What you will do -> Transcribe the material exactly. Images do not belong in the copy.
══ Supplied material
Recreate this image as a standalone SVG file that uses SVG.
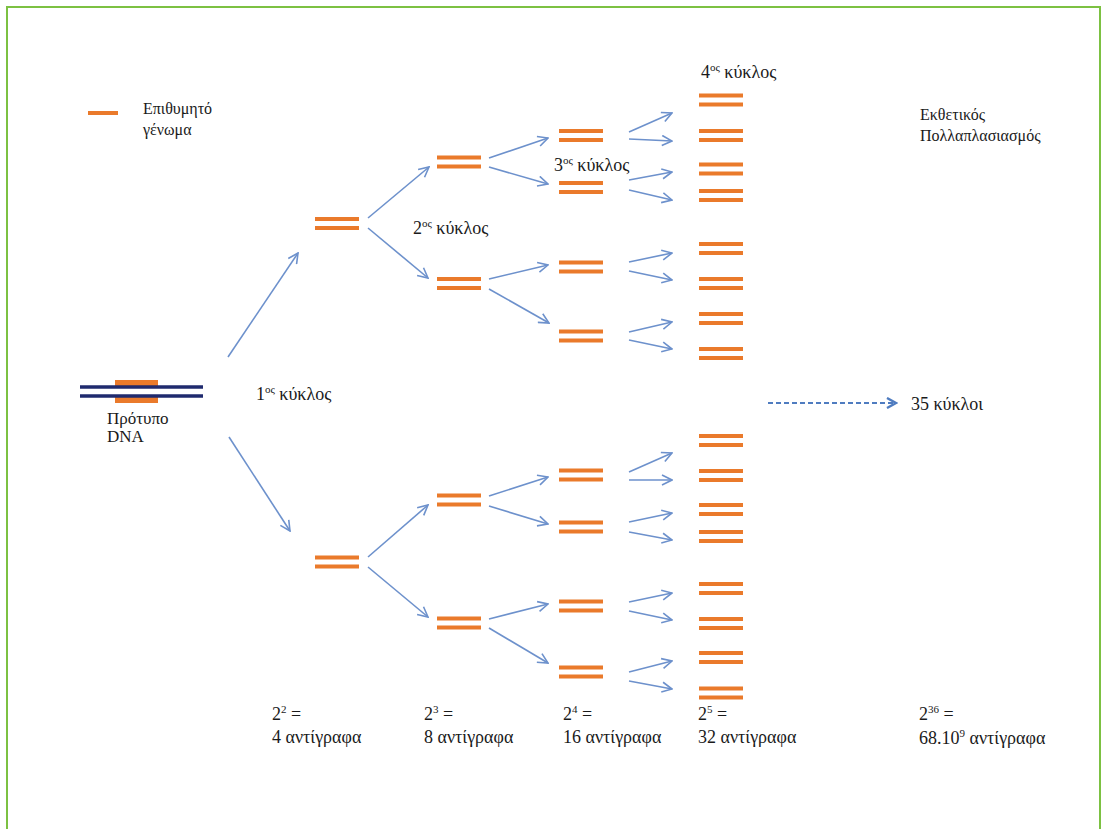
<svg xmlns="http://www.w3.org/2000/svg" width="1103" height="829" viewBox="0 0 1103 829" font-family="'Liberation Serif', 'DejaVu Serif', serif">
<style>
text{font-family:'Liberation Serif','Times New Roman',serif;fill:#1a1a1a;font-size:18px}
.sm{font-size:16px}
.md{font-size:17px}
.sup{font-size:11px}
.pl{stroke:#ea7a2b;stroke-width:4;fill:none}
.ar{stroke:#6d91cc;stroke-width:1.6;fill:none;marker-end:url(#ah)}
</style>
<defs>
<marker id="ah" viewBox="0 0 12 12" refX="11" refY="6" markerWidth="12" markerHeight="12" markerUnits="userSpaceOnUse" orient="auto">
<path d="M1,1 L11,6 L1,11" fill="none" stroke="#6d91cc" stroke-width="1.6"/>
</marker>
<marker id="dh" viewBox="0 0 12 12" refX="10" refY="6" markerWidth="12" markerHeight="12" markerUnits="userSpaceOnUse" orient="auto">
<path d="M1,1 L10,6 L1,11" fill="none" stroke="#4f7cc0" stroke-width="2.4"/>
</marker>
<g id="pair"><line class="pl" x1="0" y1="-4.5" x2="44" y2="-4.5"/><line class="pl" x1="0" y1="4.5" x2="44" y2="4.5"/></g>
</defs>
<rect x="0" y="0" width="1103" height="829" fill="#fff"/>
<rect x="7" y="7" width="1093" height="840" fill="none" stroke="#7cc142" stroke-width="2"/>

<g id="legend">
<line x1="88" y1="113" x2="118" y2="113" stroke="#ea7a2b" stroke-width="4"/>
<text class="sm" x="143" y="114">Επιθυμητό</text>
<text class="sm" x="143" y="135">γένωμα</text>
</g>

<g id="template">
<rect x="115" y="380" width="43" height="8" fill="#ea7a2b"/>
<rect x="115" y="395" width="43" height="8" fill="#ea7a2b"/>
<line x1="80" y1="387" x2="203" y2="387" stroke="#1f2a6e" stroke-width="3.5"/>
<line x1="80" y1="396" x2="203" y2="396" stroke="#1f2a6e" stroke-width="3.5"/>
<text class="md" x="107" y="424">Πρότυπο</text>
<text class="md" x="107" y="442">DNA</text>
</g>

<g id="level1">
<use href="#pair" x="315" y="223.5"/>
<use href="#pair" x="315" y="562"/>
</g>
<g id="level2">
<use href="#pair" x="437" y="162"/>
<use href="#pair" x="437" y="283.5"/>
<use href="#pair" x="437" y="500"/>
<use href="#pair" x="437" y="623"/>
</g>
<g id="level3">
<use href="#pair" x="559" y="135.5"/>
<use href="#pair" x="559" y="187.5"/>
<use href="#pair" x="559" y="267"/>
<use href="#pair" x="559" y="336"/>
<use href="#pair" x="559" y="475"/>
<use href="#pair" x="559" y="527"/>
<use href="#pair" x="559" y="606"/>
<use href="#pair" x="559" y="672"/>
</g>
<g id="level4">
<use href="#pair" x="699" y="100"/>
<use href="#pair" x="699" y="135.5"/>
<use href="#pair" x="699" y="169"/>
<use href="#pair" x="699" y="195.5"/>
<use href="#pair" x="699" y="248.5"/>
<use href="#pair" x="699" y="283.5"/>
<use href="#pair" x="699" y="318.5"/>
<use href="#pair" x="699" y="353.5"/>
<use href="#pair" x="699" y="440.5"/>
<use href="#pair" x="699" y="475.5"/>
<use href="#pair" x="699" y="509.5"/>
<use href="#pair" x="699" y="536.5"/>
<use href="#pair" x="699" y="588.5"/>
<use href="#pair" x="699" y="623.5"/>
<use href="#pair" x="699" y="657.5"/>
<use href="#pair" x="699" y="693"/>
</g>

<g id="connectors">
<line class="ar" x1="228" y1="357" x2="298" y2="253"/>
<line class="ar" x1="229" y1="437" x2="290" y2="531"/>
<line class="ar" x1="368" y1="218" x2="429" y2="167"/>
<line class="ar" x1="368" y1="228" x2="428" y2="278"/>
<line class="ar" x1="368" y1="557" x2="428" y2="505"/>
<line class="ar" x1="368" y1="567" x2="428" y2="617"/>
<line class="ar" x1="489" y1="158" x2="548" y2="138"/>
<line class="ar" x1="489" y1="167" x2="548" y2="184"/>
<line class="ar" x1="489" y1="279" x2="548" y2="265"/>
<line class="ar" x1="489" y1="289" x2="549" y2="323"/>
<line class="ar" x1="489" y1="496" x2="548" y2="477"/>
<line class="ar" x1="489" y1="506" x2="548" y2="524"/>
<line class="ar" x1="489" y1="619" x2="548" y2="604"/>
<line class="ar" x1="489" y1="628" x2="548" y2="663"/>
<line class="ar" x1="629" y1="132" x2="672" y2="113"/>
<line class="ar" x1="629" y1="139" x2="672" y2="141"/>
<line class="ar" x1="629" y1="180" x2="672" y2="172"/>
<line class="ar" x1="629" y1="190" x2="672" y2="200"/>
<line class="ar" x1="629" y1="262" x2="672" y2="253"/>
<line class="ar" x1="629" y1="271" x2="672" y2="280"/>
<line class="ar" x1="629" y1="332" x2="672" y2="322"/>
<line class="ar" x1="629" y1="340" x2="672" y2="349"/>
<line class="ar" x1="629" y1="472" x2="672" y2="453"/>
<line class="ar" x1="629" y1="480" x2="672" y2="480"/>
<line class="ar" x1="629" y1="522" x2="672" y2="513"/>
<line class="ar" x1="629" y1="532" x2="672" y2="540"/>
<line class="ar" x1="629" y1="602" x2="672" y2="593"/>
<line class="ar" x1="629" y1="611" x2="672" y2="620"/>
<line class="ar" x1="629" y1="672" x2="672" y2="661"/>
<line class="ar" x1="629" y1="681" x2="672" y2="689"/>
<line x1="768" y1="403" x2="896" y2="403" stroke="#4f7cc0" stroke-width="1.8" stroke-dasharray="5,3" marker-end="url(#dh)"/>
</g>

<g id="cycle-labels">
<text x="256" y="400">1<tspan class="sup" dy="-7">ος</tspan><tspan dy="7"> κύκλος</tspan></text>
<text x="413" y="234">2<tspan class="sup" dy="-7">ος</tspan><tspan dy="7"> κύκλος</tspan></text>
<text x="554" y="171">3<tspan class="sup" dy="-7">ος</tspan><tspan dy="7"> κύκλος</tspan></text>
<text x="701" y="78">4<tspan class="sup" dy="-7">ος</tspan><tspan dy="7"> κύκλος</tspan></text>
<text x="911" y="410" font-size="18.5">35 κύκλοι</text>
<text class="sm" x="920" y="120">Εκθετικός</text>
<text class="sm" x="920" y="141">Πολλαπλασιασμός</text>
</g>

<g id="count-labels">
<text x="272" y="720">2<tspan class="sup" dy="-7">2</tspan><tspan dy="7"> =</tspan></text>
<text x="272" y="743">4 αντίγραφα</text>
<text x="424" y="720">2<tspan class="sup" dy="-7">3</tspan><tspan dy="7"> =</tspan></text>
<text x="424" y="743">8 αντίγραφα</text>
<text x="563" y="720">2<tspan class="sup" dy="-7">4</tspan><tspan dy="7"> =</tspan></text>
<text x="563" y="743">16 αντίγραφα</text>
<text x="698" y="720">2<tspan class="sup" dy="-7">5</tspan><tspan dy="7"> =</tspan></text>
<text x="698" y="743">32 αντίγραφα</text>
<text x="919" y="720">2<tspan class="sup" dy="-7">36</tspan><tspan dy="7"> =</tspan></text>
<text x="919" y="744">68.10<tspan class="sup" dy="-7">9</tspan><tspan dy="7"> αντίγραφα</tspan></text>
</g>
</svg>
════
Exercise response ->
Recreate this image as a standalone SVG file that uses SVG.
<svg xmlns="http://www.w3.org/2000/svg" width="1103" height="829" viewBox="0 0 1103 829" font-family="'Liberation Serif', 'DejaVu Serif', serif">
<style>
text{font-family:'Liberation Serif','Times New Roman',serif;fill:#1a1a1a;font-size:18px}
.sm{font-size:16px}
.md{font-size:17px}
.sup{font-size:11px}
.pl{stroke:#ea7a2b;stroke-width:4;fill:none}
.ar{stroke:#6d91cc;stroke-width:1.6;fill:none;marker-end:url(#ah)}
</style>
<defs>
<marker id="ah" viewBox="0 0 12 12" refX="11" refY="6" markerWidth="12" markerHeight="12" markerUnits="userSpaceOnUse" orient="auto">
<path d="M1,1 L11,6 L1,11" fill="none" stroke="#6d91cc" stroke-width="1.6"/>
</marker>
<marker id="dh" viewBox="0 0 12 12" refX="10" refY="6" markerWidth="12" markerHeight="12" markerUnits="userSpaceOnUse" orient="auto">
<path d="M1,1 L10,6 L1,11" fill="none" stroke="#4f7cc0" stroke-width="2.4"/>
</marker>
<g id="pair"><line class="pl" x1="0" y1="-4.5" x2="44" y2="-4.5"/><line class="pl" x1="0" y1="4.5" x2="44" y2="4.5"/></g>
</defs>
<rect x="0" y="0" width="1103" height="829" fill="#fff"/>
<rect x="7" y="7" width="1093" height="840" fill="none" stroke="#7cc142" stroke-width="2"/>

<g id="legend">
<line x1="88" y1="113" x2="118" y2="113" stroke="#ea7a2b" stroke-width="4"/>
<text class="sm" x="143" y="114">Επιθυμητό</text>
<text class="sm" x="143" y="135">γένωμα</text>
</g>

<g id="template">
<rect x="115" y="380" width="43" height="8" fill="#ea7a2b"/>
<rect x="115" y="395" width="43" height="8" fill="#ea7a2b"/>
<line x1="80" y1="387" x2="203" y2="387" stroke="#1f2a6e" stroke-width="3.5"/>
<line x1="80" y1="396" x2="203" y2="396" stroke="#1f2a6e" stroke-width="3.5"/>
<text class="md" x="107" y="424">Πρότυπο</text>
<text class="md" x="107" y="442">DNA</text>
</g>

<g id="level1">
<use href="#pair" x="315" y="223.5"/>
<use href="#pair" x="315" y="562"/>
</g>
<g id="level2">
<use href="#pair" x="437" y="162"/>
<use href="#pair" x="437" y="283.5"/>
<use href="#pair" x="437" y="500"/>
<use href="#pair" x="437" y="623"/>
</g>
<g id="level3">
<use href="#pair" x="559" y="135.5"/>
<use href="#pair" x="559" y="187.5"/>
<use href="#pair" x="559" y="267"/>
<use href="#pair" x="559" y="336"/>
<use href="#pair" x="559" y="475"/>
<use href="#pair" x="559" y="527"/>
<use href="#pair" x="559" y="606"/>
<use href="#pair" x="559" y="672"/>
</g>
<g id="level4">
<use href="#pair" x="699" y="100"/>
<use href="#pair" x="699" y="135.5"/>
<use href="#pair" x="699" y="169"/>
<use href="#pair" x="699" y="195.5"/>
<use href="#pair" x="699" y="248.5"/>
<use href="#pair" x="699" y="283.5"/>
<use href="#pair" x="699" y="318.5"/>
<use href="#pair" x="699" y="353.5"/>
<use href="#pair" x="699" y="440.5"/>
<use href="#pair" x="699" y="475.5"/>
<use href="#pair" x="699" y="509.5"/>
<use href="#pair" x="699" y="536.5"/>
<use href="#pair" x="699" y="588.5"/>
<use href="#pair" x="699" y="623.5"/>
<use href="#pair" x="699" y="657.5"/>
<use href="#pair" x="699" y="693"/>
</g>

<g id="connectors">
<line class="ar" x1="228" y1="357" x2="298" y2="253"/>
<line class="ar" x1="229" y1="437" x2="290" y2="531"/>
<line class="ar" x1="368" y1="218" x2="429" y2="167"/>
<line class="ar" x1="368" y1="228" x2="428" y2="278"/>
<line class="ar" x1="368" y1="557" x2="428" y2="505"/>
<line class="ar" x1="368" y1="567" x2="428" y2="617"/>
<line class="ar" x1="489" y1="158" x2="548" y2="138"/>
<line class="ar" x1="489" y1="167" x2="548" y2="184"/>
<line class="ar" x1="489" y1="279" x2="548" y2="265"/>
<line class="ar" x1="489" y1="289" x2="549" y2="323"/>
<line class="ar" x1="489" y1="496" x2="548" y2="477"/>
<line class="ar" x1="489" y1="506" x2="548" y2="524"/>
<line class="ar" x1="489" y1="619" x2="548" y2="604"/>
<line class="ar" x1="489" y1="628" x2="548" y2="663"/>
<line class="ar" x1="629" y1="132" x2="672" y2="113"/>
<line class="ar" x1="629" y1="139" x2="672" y2="141"/>
<line class="ar" x1="629" y1="180" x2="672" y2="172"/>
<line class="ar" x1="629" y1="190" x2="672" y2="200"/>
<line class="ar" x1="629" y1="262" x2="672" y2="253"/>
<line class="ar" x1="629" y1="271" x2="672" y2="280"/>
<line class="ar" x1="629" y1="332" x2="672" y2="322"/>
<line class="ar" x1="629" y1="340" x2="672" y2="349"/>
<line class="ar" x1="629" y1="472" x2="672" y2="453"/>
<line class="ar" x1="629" y1="480" x2="672" y2="480"/>
<line class="ar" x1="629" y1="522" x2="672" y2="513"/>
<line class="ar" x1="629" y1="532" x2="672" y2="540"/>
<line class="ar" x1="629" y1="602" x2="672" y2="593"/>
<line class="ar" x1="629" y1="611" x2="672" y2="620"/>
<line class="ar" x1="629" y1="672" x2="672" y2="661"/>
<line class="ar" x1="629" y1="681" x2="672" y2="689"/>
<line x1="768" y1="403" x2="896" y2="403" stroke="#4f7cc0" stroke-width="1.8" stroke-dasharray="5,3" marker-end="url(#dh)"/>
</g>

<g id="cycle-labels">
<text x="256" y="400">1<tspan class="sup" dy="-7">ος</tspan><tspan dy="7"> κύκλος</tspan></text>
<text x="413" y="234">2<tspan class="sup" dy="-7">ος</tspan><tspan dy="7"> κύκλος</tspan></text>
<text x="554" y="171">3<tspan class="sup" dy="-7">ος</tspan><tspan dy="7"> κύκλος</tspan></text>
<text x="701" y="78">4<tspan class="sup" dy="-7">ος</tspan><tspan dy="7"> κύκλος</tspan></text>
<text x="911" y="410" font-size="18.5">35 κύκλοι</text>
<text class="sm" x="920" y="120">Εκθετικός</text>
<text class="sm" x="920" y="141">Πολλαπλασιασμός</text>
</g>

<g id="count-labels">
<text x="272" y="720">2<tspan class="sup" dy="-7">2</tspan><tspan dy="7"> =</tspan></text>
<text x="272" y="743">4 αντίγραφα</text>
<text x="424" y="720">2<tspan class="sup" dy="-7">3</tspan><tspan dy="7"> =</tspan></text>
<text x="424" y="743">8 αντίγραφα</text>
<text x="563" y="720">2<tspan class="sup" dy="-7">4</tspan><tspan dy="7"> =</tspan></text>
<text x="563" y="743">16 αντίγραφα</text>
<text x="698" y="720">2<tspan class="sup" dy="-7">5</tspan><tspan dy="7"> =</tspan></text>
<text x="698" y="743">32 αντίγραφα</text>
<text x="919" y="720">2<tspan class="sup" dy="-7">36</tspan><tspan dy="7"> =</tspan></text>
<text x="919" y="744">68.10<tspan class="sup" dy="-7">9</tspan><tspan dy="7"> αντίγραφα</tspan></text>
</g>
</svg>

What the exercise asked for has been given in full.